───── Material provided ─────
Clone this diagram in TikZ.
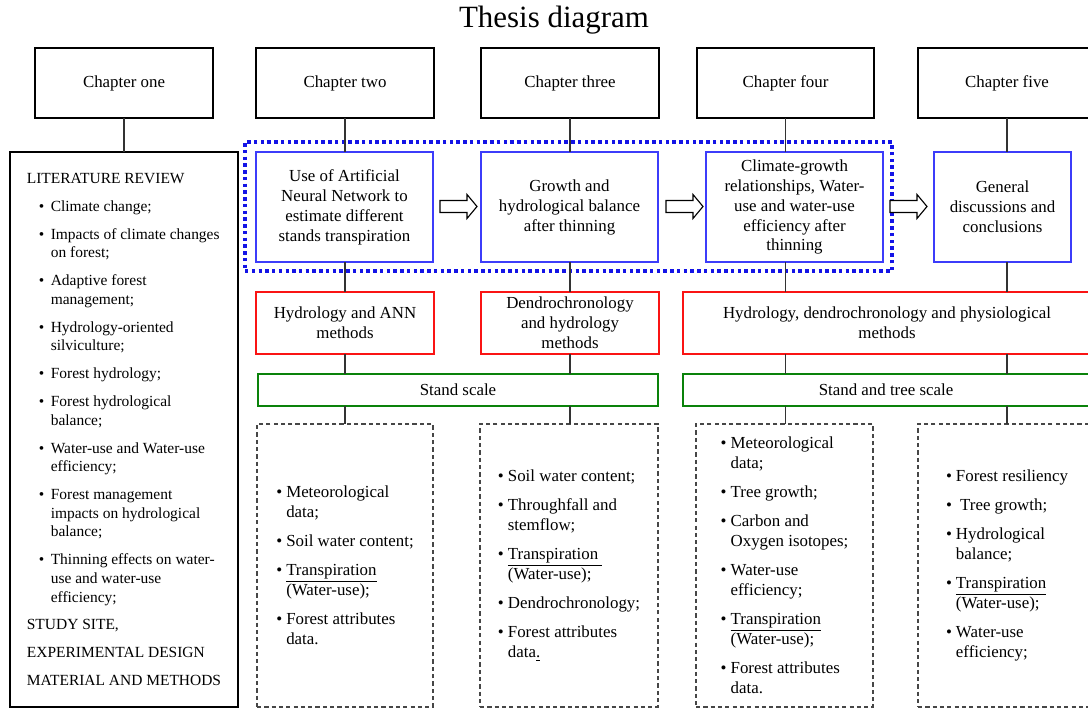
\documentclass[tikz,border=0pt]{standalone}
\usepackage{fontspec}
\setmainfont{Liberation Serif}
\usetikzlibrary{positioning}

\definecolor{boxblue}{RGB}{60,60,250}
\definecolor{dotblue}{RGB}{20,20,230}
\definecolor{methred}{RGB}{250,20,20}
\definecolor{scalegreen}{RGB}{10,130,10}
\definecolor{datagray}{RGB}{70,70,70}

\newcommand{\pxu}{0.025cm}
\newcommand{\litem}{\hspace*{8.5pt}\makebox[8.5pt][l]{\textbullet}}
\newcommand{\lcont}{\hspace*{17pt}}
\newcommand{\ditem}{\makebox[7.1pt][l]{\textbullet}}
\newcommand{\dcont}{\hspace*{7.1pt}}

\begin{document}
\begin{tikzpicture}[x=0.025cm, y=-0.025cm,
    boxsize/.style 2 args = {minimum width=#1*\pxu, minimum height=#2*\pxu},
    base/.style = {anchor=north west, outer sep=0pt, inner sep=2pt, align=center, font=\fontsize{12}{14.2}\selectfont},
    chapter/.style = {base, draw, line width=1.8pt},
    topic/.style = {base, draw=boxblue, line width=0.9pt},
    methods/.style = {base, draw=methred, line width=1.8pt},
    scalebox/.style = {base, draw=scalegreen, line width=1.8pt},
    data/.style = {base, align=left, draw=datagray, line width=0.9pt, dash pattern=on 3pt off 2.2pt},
    review/.style = {base, align=left, draw, line width=0.9pt, font=\fontsize{11}{13.2}\selectfont},
    group/.style = {anchor=north west, outer sep=0pt, draw=dotblue, line width=2.5pt, dash pattern=on 2.4pt off 2.4pt},
    hollow/.style = {draw, fill=white, line width=0.8pt},
    link/.style = {draw=black!80, line width=0.8pt}]

    \useasboundingbox (0,0) rectangle (1088,709);
    \fill [white] (0,0) rectangle (1088,709);
    \clip (0,0) rectangle (1088,709);

    \node [font=\fontsize{22}{26}\selectfont] (title) at (554,20) {Thesis diagram};

    \node [chapter, boxsize={178}{70}] (ch1) at (35,48)  {Chapter one};
    \node [chapter, boxsize={178}{70}] (ch2) at (256,48) {Chapter two};
    \node [chapter, boxsize={178}{70}] (ch3) at (481,48) {Chapter three};
    \node [chapter, boxsize={177}{70}] (ch4) at (697,48) {Chapter four};
    \node [chapter, boxsize={178}{70}] (ch5) at (918,48) {Chapter five};

    \node [review, boxsize={228}{555}] (lit) at (10,152) {LITERATURE REVIEW\\[6.7pt]
        \litem Climate change;\\[6.7pt]
        \litem Impacts of climate changes\\ \lcont on forest;\\[6.7pt]
        \litem Adaptive forest\\ \lcont management;\\[6.7pt]
        \litem Hydrology-oriented\\ \lcont silviculture;\\[6.7pt]
        \litem Forest hydrology;\\[6.7pt]
        \litem Forest hydrological\\ \lcont balance;\\[6.7pt]
        \litem Water-use and Water-use\\ \lcont efficiency;\\[6.7pt]
        \litem Forest management\\ \lcont impacts on hydrological\\ \lcont balance;\\[6.7pt]
        \litem Thinning effects on water-\\ \lcont use and water-use\\ \lcont efficiency;\\[6.7pt]
        STUDY SITE,\\[6.7pt]
        EXPERIMENTAL DESIGN\\[6.7pt]
        MATERIAL AND METHODS};

    \node [group, boxsize={647}{129}] (focus) at (245,142) {};

    \node [topic, boxsize={177}{110}] (b2) at (256,152) {Use of Artificial\\ Neural Network to\\ estimate different\\ stands transpiration};
    \node [topic, boxsize={177}{110}] (b3) at (481,152) {Growth and\\ hydrological balance\\ after thinning};
    \node [topic, boxsize={177}{110}] (b4) at (706,152) {Climate-growth\\ relationships, Water-\\ use and water-use\\ efficiency after\\ thinning};
    \node [topic, boxsize={137}{110}] (b5) at (934,152) {General\\ discussions and\\ conclusions};

    \foreach \xa in {440, 666, 890}
        \draw [hollow] (\xa,200.5) -- ++(27,0) -- ++(0,-6) -- ++(10,12) -- ++(-10,12) -- ++(0,-6) -- ++(-27,0) -- cycle;

    \node [methods, boxsize={178}{62}] (r1) at (256,292) {Hydrology and ANN\\ methods};
    \node [methods, boxsize={178}{62}] (r2) at (481,292) {Dendrochronology\\ and hydrology\\ methods};
    \node [methods, boxsize={408}{62}] (r3) at (683,292) {Hydrology, dendrochronology and physiological\\ methods};

    \node [scalebox, boxsize={400}{32}] (g1) at (258,374) {Stand scale};
    \node [scalebox, boxsize={406}{32}] (g2) at (683,374) {Stand and tree scale};

    \node [data, boxsize={176}{283}] (d1) at (257,424) {\ditem Meteorological\\ \dcont data;\\[6.4pt]
        \ditem Soil water content;\\[6.4pt]
        \ditem \underline{Transpiration}\\ \dcont (Water-use);\\[6.4pt]
        \ditem Forest attributes\\ \dcont data.};
    \node [data, boxsize={178}{283}] (d2) at (480,424) {\ditem Soil water content;\\[6.4pt]
        \ditem Throughfall and\\ \dcont stemflow;\\[6.4pt]
        \ditem \underline{Transpiration\ }\\ \dcont (Water-use);\\[6.4pt]
        \ditem Dendrochronology;\\[6.4pt]
        \ditem Forest attributes\\ \dcont data\underline{.}};
    \node [data, boxsize={177}{283}] (d3) at (696,424) {\ditem Meteorological\\ \dcont data;\\[6.4pt]
        \ditem Tree growth;\\[6.4pt]
        \ditem Carbon and\\ \dcont Oxygen isotopes;\\[6.4pt]
        \ditem Water-use\\ \dcont efficiency;\\[6.4pt]
        \ditem \underline{Transpiration}\\ \dcont (Water-use);\\[6.4pt]
        \ditem Forest attributes\\ \dcont data.};
    \node [data, boxsize={178}{283}] (d4) at (918,424) {\ditem Forest resiliency\\[6.4pt]
        \ditem \ Tree growth;\\[6.4pt]
        \ditem Hydrological\\ \dcont balance;\\[6.4pt]
        \ditem \underline{Transpiration}\\ \dcont (Water-use);\\[6.4pt]
        \ditem Water-use\\ \dcont efficiency;};

    \draw [link] (ch1.south) -- (ch1.south |- lit.north);

    \draw [link] (ch2.south) -- (ch2.south |- b2.north);
    \draw [link] (b2.south -| ch2.south) -- (r1.north -| ch2.south);
    \draw [link] (r1.south -| ch2.south) -- (g1.north -| ch2.south);
    \draw [link] (g1.south -| ch2.south) -- (d1.north -| ch2.south);

    \draw [link] (ch3.south) -- (ch3.south |- b3.north);
    \draw [link] (b3.south -| ch3.south) -- (r2.north -| ch3.south);
    \draw [link] (r2.south -| ch3.south) -- (g1.north -| ch3.south);
    \draw [link] (g1.south -| ch3.south) -- (d2.north -| ch3.south);

    \draw [link] (ch4.south) -- (ch4.south |- b4.north);
    \draw [link] (b4.south -| ch4.south) -- (r3.north -| ch4.south);
    \draw [link] (r3.south -| ch4.south) -- (g2.north -| ch4.south);
    \draw [link] (g2.south -| ch4.south) -- (d3.north -| ch4.south);

    \draw [link] (ch5.south) -- (ch5.south |- b5.north);
    \draw [link] (b5.south -| ch5.south) -- (r3.north -| ch5.south);
    \draw [link] (r3.south -| ch5.south) -- (g2.north -| ch5.south);
    \draw [link] (g2.south -| ch5.south) -- (d4.north -| ch5.south);
\end{tikzpicture}
\end{document}
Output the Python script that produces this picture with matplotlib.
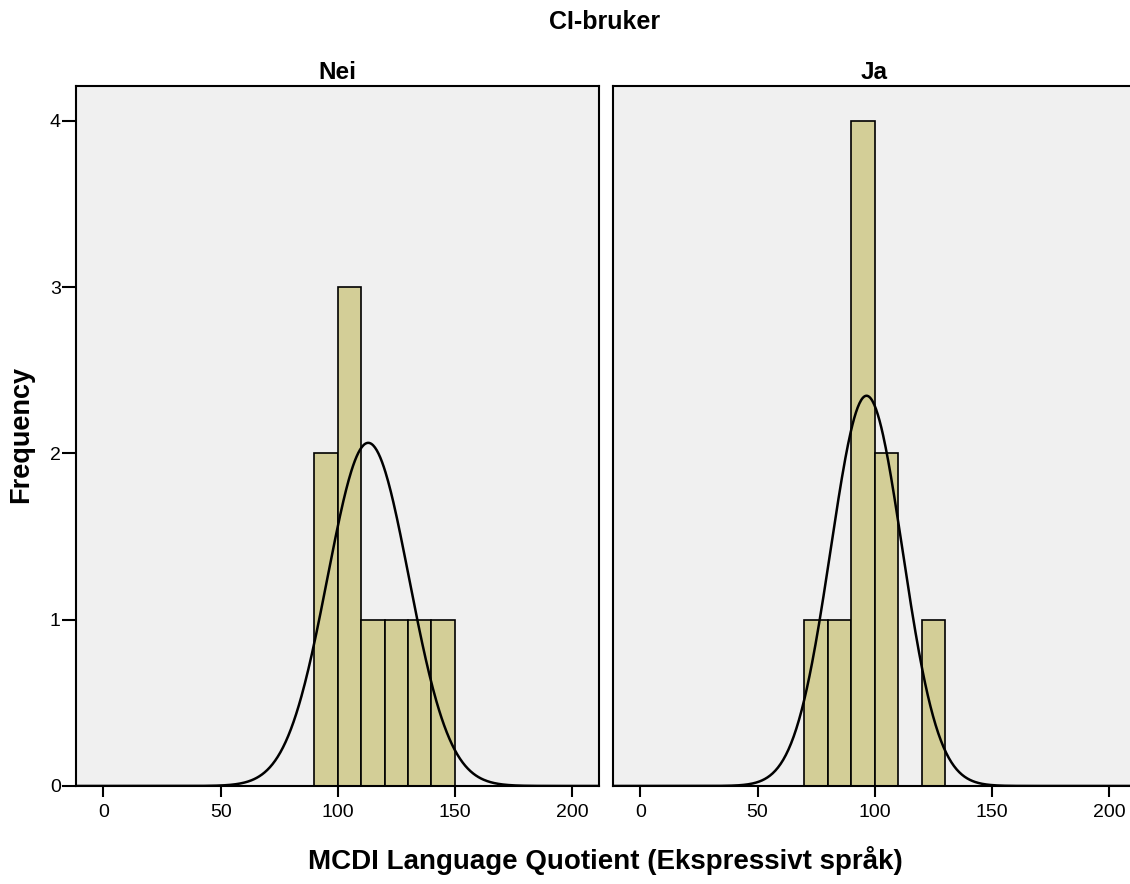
─────
*Goal:*
Report how many lines of the records above contain the word "this", and give only that number.

*Solution:*
2